This is part of a series of posts I’ve entitled, “Stories From the Road.” Each week I will post a new story from Rick Sikes, a Texas musician who traveled the roads of Texas, Oklahoma, New Mexico and out to California for well over twenty years. With hours to pass in a van full of sweaty musicians, they found ways to entertain themselves. These stories are told in Rick Sikes’ words. I’ll do my best to correct grammar, but I want to keep them in his own voice.
“Sometime, long about 1964, I had gotten hoooked up with booking agents in the bigger cities. One of them was out of Waco, Texas.
Willie Nelson and his ex-wife, Shirley Collie, had come from California around this same time. Willie was pretty much unknown then. He was known more as a writer and not a lot as a performer. He had one record going for him called “Touch Me” and he didn’t have a band at the time. So, my agent from Waco asked me and my band to back Willie and Shirley on a little tour through Texas, and we did. These were mostly stage shows.
We did a stadium show in Austin or San Antonio and the acoustics were hellish. You’d speak a word and just as you finished, it would echo back – or as we used to say back then, slap you in the face. Instruments (especially drums) were really a pain.
Another incident I remember took place in Brady, Texas. We were scheduled to do a stage show at the high school auditorium from 7 ’til 8:30, and then we were to play at the Brady Country Club from 9 or 9:30 until midnight. We set up at the high school auditorium and a little after 7, there were only five or six people who had shown up. So, the promoter decided we should go ahead and tear it down and go out to the country club to set up for that dance.
We did, and it was getting on towards 9 o’clock but still, there was not hardly anyone showing up there either. I had a van with a P.A. system and horn on top, so the promoter asked me to head into town and advertise that there was a dance with Willie Nelson at the country club and invite people out on the P.A.

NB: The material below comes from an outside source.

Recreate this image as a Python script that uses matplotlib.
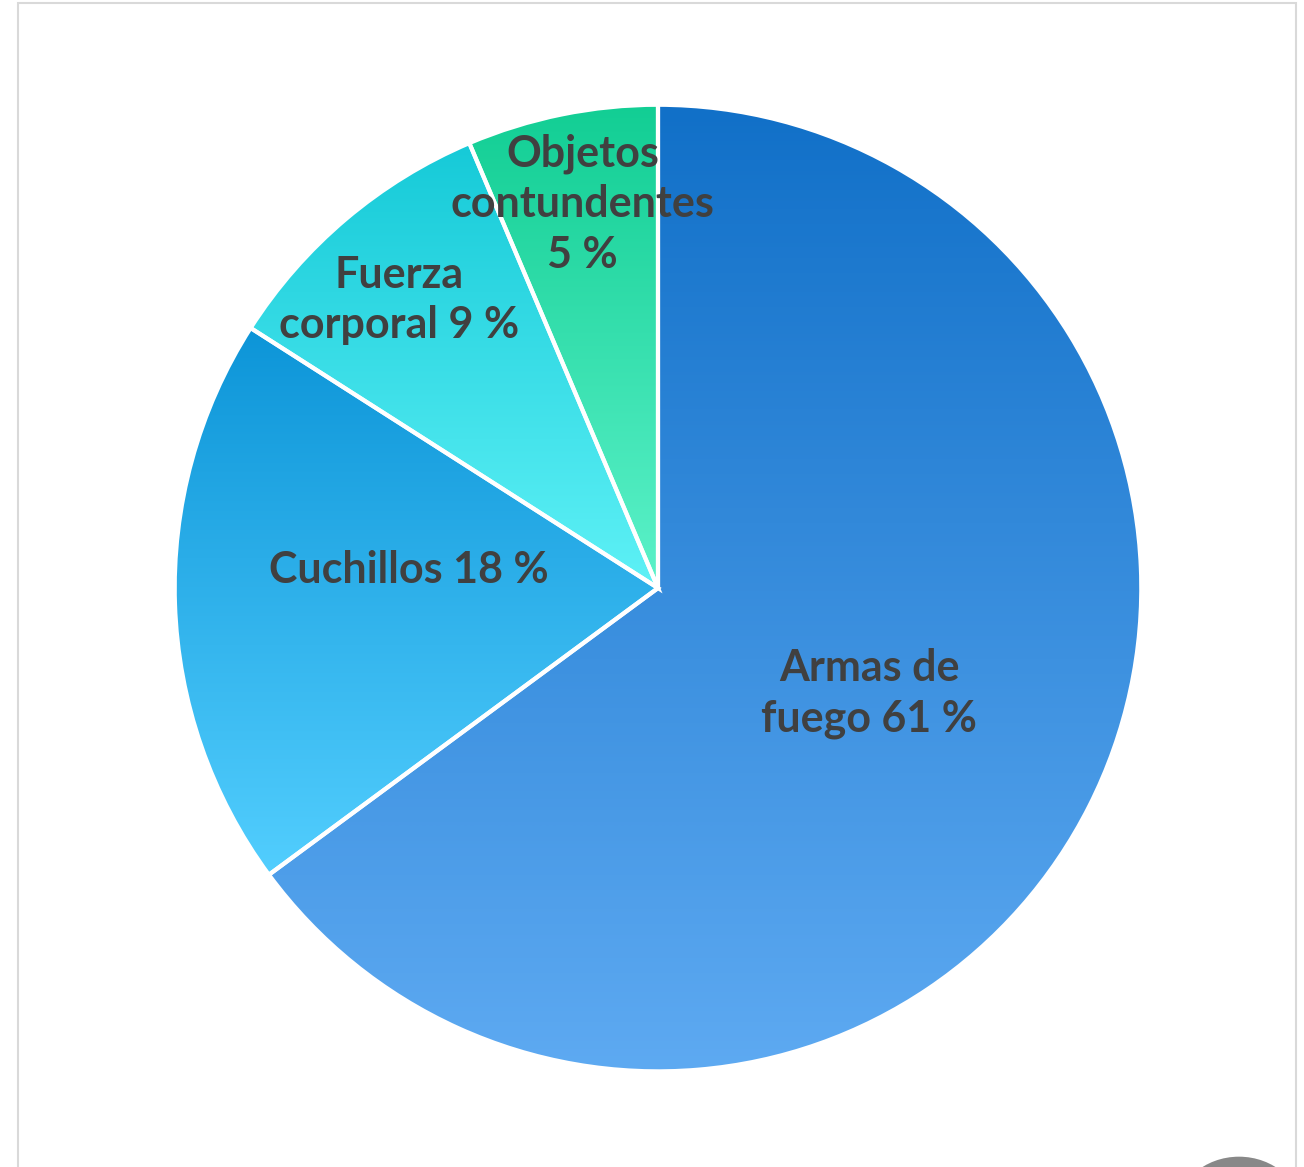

We were cruising the streets and I was plugging the dance hard. A policeman pulled us over and asked to see our permit to use the P.A. I told him we didn’t have one and he said, “Even if you did, it wouldn’t allow you to use that P.A. this late in the day.”
I felt it was time for an alibi so I told him, “The mayor is out at the Country Club and he told us to come in and plug the dance.” The cop said, “Well, I think that’s enough for tonight, so turn it off.” I said, “Yes, sir. Thank you, sir.” We hauled it back to the Country Club and started playing.
Willie and Shirley put on a great show and I think we may have had around 25 for 30 people show up. We didn’t get paid that night and I doubt if Willie and Shirley did. Willie wore suits and neckties back then and had a businessman’s haircut and was clean-shaven.
We didn’t know it at the time, but in a few short years, Willie would be well-known everywhere. It was truly an honor and privilege to back him and a friendship formed that lasted over the years.”
**A side note** When Rick saw Willie again in 2003, he asked him if he remembered the Brady shows and Willie did. Then he asked him if he ever got paid for them and Willie said he didn’t. They had a good laugh over it.